Все эти вылазки в сферу художественного и литературного творчества свидетельствуют о желании Гваттари экспериментировать с тем, что на уровне теории он называет эстетической парадигмой. В наследство он оставил – скорее, конечно, в своих теоретических текстах, чем в художественных произведениях – «инструментарий», позволяющий осмыслить искусство, о чем пишет Николя Буррио[1804]

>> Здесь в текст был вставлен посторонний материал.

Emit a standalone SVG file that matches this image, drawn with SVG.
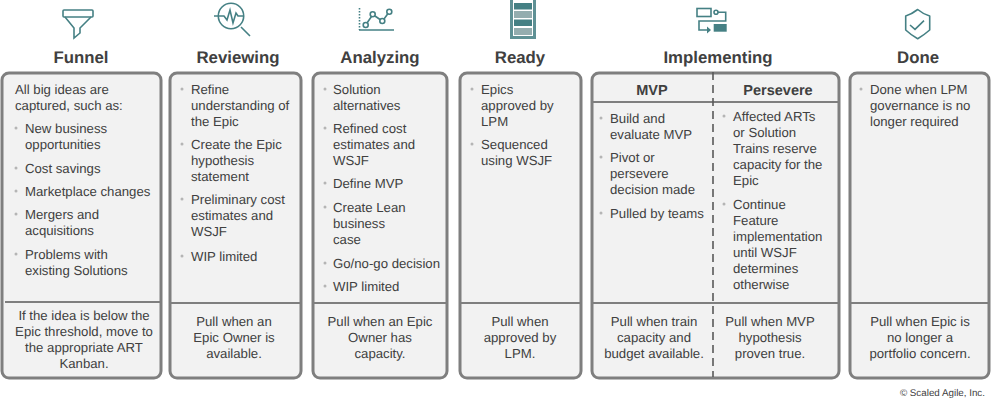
<svg xmlns="http://www.w3.org/2000/svg" width="1000" height="404" viewBox="0 0 1000 404">
<style>
text{font-family:"Liberation Sans",Arial,sans-serif;fill:#404040;font-size:13.2px;text-rendering:geometricPrecision}
.h{font-size:16.8px;font-weight:bold;text-anchor:middle}
.s{font-size:14.5px;font-weight:bold;text-anchor:middle}
.m{text-anchor:middle}
.box{fill:#f2f2f2;stroke:#7f7f7f;stroke-width:3}
.div{stroke:#7f7f7f;stroke-width:2;fill:none}
.dot{fill:#b5b5b5}
.ic{fill:none;stroke:#458084;stroke-width:1.6}
.if{fill:#458084}
.il{fill:#94adaf}
</style>
<defs><circle id="b" r="1.500" class="dot"/></defs>
<g id="connectors"></g>
<g id="funnel">
<rect class="ic" x="63" y="10" width="30" height="7" rx="1"/>
<path class="ic" d="M65 17L74 28V38L80 33V28L91 17"/>
<text class="h" x="81" y="63">Funnel</text>
<rect class="box" x="2" y="73" width="159" height="305" rx="7"/>
<path class="div" d="M5 302H160"/>
<text x="15" y="94">All big ideas are</text><text x="15" y="110">captured, such as:</text>
<use href="#b" x="16" y="128"/><text x="25" y="133">New business</text><text x="25" y="149">opportunities</text>
<use href="#b" x="16" y="168"/><text x="25" y="173">Cost savings</text>
<use href="#b" x="16" y="191"/><text x="25" y="196">Marketplace changes</text>
<use href="#b" x="16" y="214"/><text x="25" y="219">Mergers and</text><text x="25" y="235">acquisitions</text>
<use href="#b" x="16" y="254"/><text x="25" y="259">Problems with</text><text x="25" y="275">existing Solutions</text>
<text class="m" x="84" y="320">If the idea is below the</text><text class="m" x="84" y="336">Epic threshold, move to</text><text class="m" x="84" y="352">the appropriate ART</text><text class="m" x="84" y="368">Kanban.</text>
</g>
<g id="reviewing">
<circle class="ic" cx="231" cy="16" r="12.700"/>
<path class="ic" d="M214 16H224L227 20L230 10L233 23L236 13L238 16H244M241 27L250 36"/>
<text class="h" x="238" y="63">Reviewing</text>
<rect class="box" x="170" y="73" width="131" height="305" rx="7"/>
<path class="div" d="M171 303H300"/>
<use href="#b" x="182" y="89"/><text x="191" y="94">Refine</text><text x="191" y="110">understanding of</text><text x="191" y="126">the Epic</text>
<use href="#b" x="182" y="144"/><text x="191" y="149">Create the Epic</text><text x="191" y="165">hypothesis</text><text x="191" y="181">statement</text>
<use href="#b" x="182" y="199"/><text x="191" y="204">Preliminary cost</text><text x="191" y="220">estimates and</text><text x="191" y="236">WSJF</text>
<use href="#b" x="182" y="256"/><text x="191" y="261">WIP limited</text>
<text class="m" x="234" y="326">Pull when an</text><text class="m" x="234" y="342">Epic Owner is</text><text class="m" x="234" y="358">available.</text>
</g>
<g id="analyzing">
<path class="ic" stroke-dasharray="1.500 1.500" d="M359.500 8V30"/>
<path class="ic" d="M359 30H394"/>
<path class="ic" d="M367 23L371.500 16.500M375 16L380 19.500M384 19L388 13.500"/>
<circle class="ic" cx="365.700" cy="25" r="2.500"/><circle class="ic" cx="372.700" cy="14.300" r="2.500"/><circle class="ic" cx="382.300" cy="21" r="2.500"/><circle class="ic" cx="389.300" cy="11.700" r="2.500"/>
<text class="h" x="380" y="63">Analyzing</text>
<rect class="box" x="313" y="73" width="134" height="305" rx="7"/>
<path class="div" d="M314 303H446"/>
<use href="#b" x="325" y="89"/><text x="333" y="94">Solution</text><text x="333" y="110">alternatives</text>
<use href="#b" x="325" y="128"/><text x="333" y="133">Refined cost</text><text x="333" y="149">estimates and</text><text x="333" y="165">WSJF</text>
<use href="#b" x="325" y="183"/><text x="333" y="188">Define MVP</text>
<use href="#b" x="325" y="207"/><text x="333" y="212">Create Lean</text><text x="333" y="228">business</text><text x="333" y="244">case</text>
<use href="#b" x="325" y="263"/><text x="333" y="268">Go/no-go decision</text>
<use href="#b" x="325" y="286"/><text x="333" y="291">WIP limited</text>
<text class="m" x="380" y="326">Pull when an Epic</text><text class="m" x="380" y="342">Owner has</text><text class="m" x="380" y="358">capacity.</text>
</g>
<g id="ready">
<path d="M511.500 0V37.500H534.500V0" fill="none" stroke="#5f9195" stroke-width="3"/>
<rect x="514" y="3" width="18" height="6.500" class="if"/>
<rect x="514" y="11" width="18" height="7" class="il"/>
<rect x="514" y="19.500" width="18" height="6.500" class="if"/>
<rect x="514" y="28" width="18" height="7" class="il"/>
<text class="h" x="520" y="63">Ready</text>
<rect class="box" x="460" y="73" width="121" height="305" rx="7"/>
<path class="div" d="M461 303H580"/>
<use href="#b" x="472" y="89"/><text x="481" y="94">Epics</text><text x="481" y="110">approved by</text><text x="481" y="126">LPM</text>
<use href="#b" x="472" y="144"/><text x="481" y="149">Sequenced</text><text x="481" y="165">using WSJF</text>
<text class="m" x="520" y="326">Pull when</text><text class="m" x="520" y="342">approved by</text><text class="m" x="520" y="358">LPM.</text>
</g>
<g id="implementing">
<rect class="ic" x="697" y="8.500" width="14" height="8"/>
<circle class="ic" cx="716" cy="12.300" r="2"/>
<path class="ic" d="M718 12.300H725.700V21H699V30H708"/>
<path class="if" d="M707 26.500L711 30L707 33.500Z"/>
<rect class="if" x="713.700" y="24" width="13" height="7.700"/>
<text class="h" x="718" y="63">Implementing</text>
<rect class="box" x="592" y="73" width="247" height="305" rx="7"/>
<path class="div" d="M593 102H838M593 303H838"/>
<path d="M713 72V377" stroke="#595959" stroke-width="1.600" stroke-dasharray="8 5" fill="none"/>
<text class="s" x="652" y="95">MVP</text><text class="s" x="778" y="95">Persevere</text>
<use href="#b" x="601" y="118"/><text x="610" y="123">Build and</text><text x="610" y="139">evaluate MVP</text>
<use href="#b" x="601" y="157"/><text x="610" y="162">Pivot or</text><text x="610" y="178">persevere</text><text x="610" y="194">decision made</text>
<use href="#b" x="601" y="213"/><text x="610" y="218">Pulled by teams</text>
<use href="#b" x="724" y="116"/><text x="733" y="121">Affected ARTs</text><text x="733" y="137">or Solution</text><text x="733" y="153">Trains reserve</text><text x="733" y="169">capacity for the</text><text x="733" y="185">Epic</text>
<use href="#b" x="724" y="204"/><text x="733" y="209">Continue</text><text x="733" y="225">Feature</text><text x="733" y="241">implementation</text><text x="733" y="257">until WSJF</text><text x="733" y="273">determines</text><text x="733" y="289">otherwise</text>
<text class="m" x="654" y="326">Pull when train</text><text class="m" x="654" y="342">capacity and</text><text class="m" x="654" y="358">budget available.</text>
<text class="m" x="770" y="326">Pull when MVP</text><text class="m" x="770" y="342">hypothesis</text><text class="m" x="770" y="358">proven true.</text>
</g>
<g id="done">
<path class="ic" d="M917.700 9.500Q923 14 929.700 16V30Q924 35 917.700 38.700Q911 35 905.700 30V16Q912 14 917.700 9.500Z" stroke-linejoin="round"/>
<path class="ic" d="M910 25L915 29.300L924 20.700"/>
<text class="h" x="918" y="63">Done</text>
<rect class="box" x="850" y="73" width="139" height="305" rx="7"/>
<path class="div" d="M851 303H988"/>
<use href="#b" x="861" y="89"/><text x="870" y="94">Done when LPM</text><text x="870" y="110">governance is no</text><text x="870" y="126">longer required</text>
<text class="m" x="920" y="326">Pull when Epic is</text><text class="m" x="920" y="342">no longer a</text><text class="m" x="920" y="358">portfolio concern.</text>
</g>
<text x="985" y="396" text-anchor="end" style="font-size:9.800px">© Scaled Agile, Inc.</text>
</svg>
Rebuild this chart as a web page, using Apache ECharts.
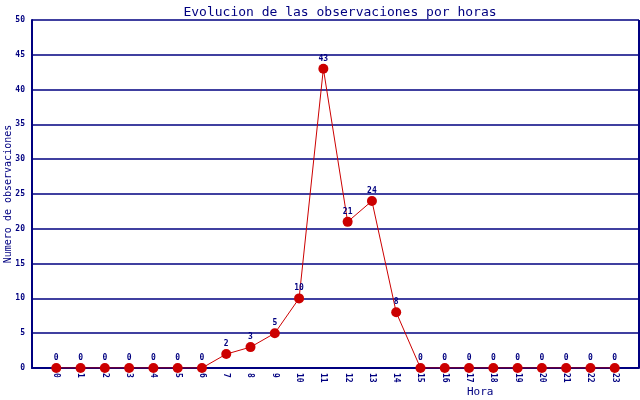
<!DOCTYPE html>
<html><head><meta charset="utf-8">
<script src="https://cdn.jsdelivr.net/npm/echarts@6/dist/echarts.min.js"></script>
<style>html,body{margin:0;padding:0;background:#fff}#c{width:640px;height:400px}</style>
</head><body><div id="c"></div>
<script>
const hours = ['0','1','2','3','4','5','6','7','8','9','10','11','12','13','14','15','16','17','18','19','20','21','22','23'];
const observaciones = [0,0,0,0,0,0,0,2,3,5,10,43,21,24,8,0,0,0,0,0,0,0,0,0];
const yTicks = [0,5,10,15,20,25,30,35,40,45,50];

const cats = [''].concat(hours, ['']);
const vals = [null].concat(observaciones, [null]);
const NAVY = '#000080';
const FONT = '"DejaVu Sans Mono", monospace';
const chart = echarts.init(document.getElementById('c'));
chart.setOption({
  animation: false,
  backgroundColor: '#fff',
  title: {
    text: 'Evolucion de las observaciones por horas',
    left: 335, top: 1, textAlign: 'center',
    textStyle: {color: NAVY, fontFamily: FONT, fontSize: 13, fontWeight: 'normal'}
  },
  graphic: [
    {type: 'text', left: 467, top: 387, style: {text: 'Hora', fill: NAVY, font: '11px ' + FONT}},
    {type: 'line', shape: {x1: 639, y1: 20, x2: 639, y2: 368}, style: {stroke: NAVY, lineWidth: 2}}
  ],
  grid: {left: 32, right: 1, top: 20, bottom: 32, containLabel: false, outerBoundsMode: 'none'},
  xAxis: {
    type: 'category', data: cats, boundaryGap: false,
    axisLine: {lineStyle: {color: NAVY, width: 2}},
    axisTick: {show: false},
    axisLabel: {rotate: -90, color: NAVY, fontFamily: FONT, fontSize: 8, fontWeight: 'bold', margin: 5, interval: 0},
    splitLine: {show: false}
  },
  yAxis: {
    type: 'value', min: yTicks[0], max: yTicks[yTicks.length - 1], interval: 5,
    name: 'Numero de observaciones', nameLocation: 'middle', nameGap: 19, nameMoveOverlap: false,
    nameTextStyle: {color: NAVY, fontFamily: FONT, fontSize: 10},
    axisLine: {show: true, lineStyle: {color: NAVY, width: 2}},
    axisTick: {show: false},
    axisLabel: {color: NAVY, fontFamily: FONT, fontSize: 8, fontWeight: 'bold', margin: 7},
    splitLine: {lineStyle: {color: NAVY, width: 1.5}}
  },
  series: [{
    type: 'line', data: vals,
    lineStyle: {color: '#cc0000', width: 1},
    itemStyle: {color: '#cc0000'},
    symbol: 'circle', symbolSize: 10,
    label: {show: true, position: 'top', distance: 1, color: NAVY, fontFamily: FONT, fontSize: 8, fontWeight: 'bold'}
  }]
});
</script></body></html>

. По его мнению, гваттарианская концепция субъективности предоставляет эстетике парадигму, подтверждающуюся в художественной практике как минимум трех десятилетий. Его трансверсальный подход помогает объяснить произведения Дюшана, Уорхола, Раушенберга или Бойса: «Все они основывали свое творчество на системе коммуникации с социальными потоками, свергая миф об интеллектуальной „башне из слоновой кости“, который романтическая идеология приписывала художнику»[1805].Будучи гетерогенезом, субъективность, по убеждению Гваттари, связана с искусством на фундаментальном уровне. Он не выделял искусство в отдельную сферу, ограниченную эстетикой, не делал из него вершину человеческой деятельности, но представлял его как погружение в саму жизнь: «Территория художественного творчества не была для Гваттари предметом обособленного анализа, она была самим его пространством. Художественные практики размечают для [него] экзистенциальные картографии, в которых субъективность и социальность открывают для себя новые ориентиры, новые координаты, новые возможности ускользания»[1806]
.Глава 24
Делёз в диалоге с художественным творчеством
Хотя Делёз и представлял себя в качестве чистого философа, чистого метафизика, его особенностью всегда было то, что в свои философские размышления он интегрировал мир перцептов и аффектов, литературных и художественных произведений. В художественном творчестве он находил источник для философских размышлений, но никогда не довольствовался сторонними наблюдениями за этой сферой. Он и сам работал с художниками и писателями, чтобы лучше понять процесс творчества. Для Делёза, как и для Гваттари, эстетика – не отдельная область, и его художественная философия придает особый, ключевой статус акту творчества. Философия, определяющая сама себя как «создание концептов», должна внимать процессу художественной сингуляризации.
Работа с художниками
Мы уже видели, какую роль Делёз отводит кино, литературе, что ясно по его работам о Прусте и Захер-Мазохе, затем о Льюисе Кэрролле и Антонене Арто, основных героях «Логики смысла» (1969). Литература для него всегда оставалась излюбленным полигоном для проверки философских гипотез. Будучи философом жизни, он устанавливает фундаментальную связь между жизнью и литературой. Быть философом или писателем – значит иметь дело с проблемой письма, стиля: «Писать – это дело становления, которое никогда не завершено и все время в состоянии делания и которое выходит за рамки любой обживаемой или прожитой материи»[1807]
. Письмо по самой своей сути – акт разрыва, становления другим, будь то становления-женщиной, становления-животным или растением, но при этом речь всегда идет о становлении миноритарным, о простом соседстве: «Если Леклезио становится-индейцем, то индеец этот всегда далек от завершенности, так что не умеет „ни выращивать маис, ни выдалбливать пирогу“»[1808]. Литература, согласно Делёзу, существует только в движении отделения от своего собственного прошлого, от своей жалкой эдипальной истории. Она уходит в отрыв благодаря своей способности избавляться от «я»: «Своими неврозами не пишут»[1809].Именно эта способность отдаться детерриториализации привлекает Делёза в американской литературе, открытой мощнейшим ветрам приключения, самовыражению определенного малого народа
Коллективное дыхание, новаторские сборки пронизывают эти произведения, вдохновленные идеей фронтира, завоевания Запада, одновременно конкретного и воображаемого, который приходит на смену небесному Иерусалиму. Конечно, эти линии ускользания могут оказаться опасными, даже губительными. Достаточно вспомнить алкоголизм Фитцджеральда или самоубийство Вирджинии Вулф – любое новое начало несет в себе серьезные риски. В этом новом начале может присутствовать извращение, предательство, возникающее в ходе процесса, в котором трещины способны оставаться незаметными, как в долгом времени романов Фитцджеральда.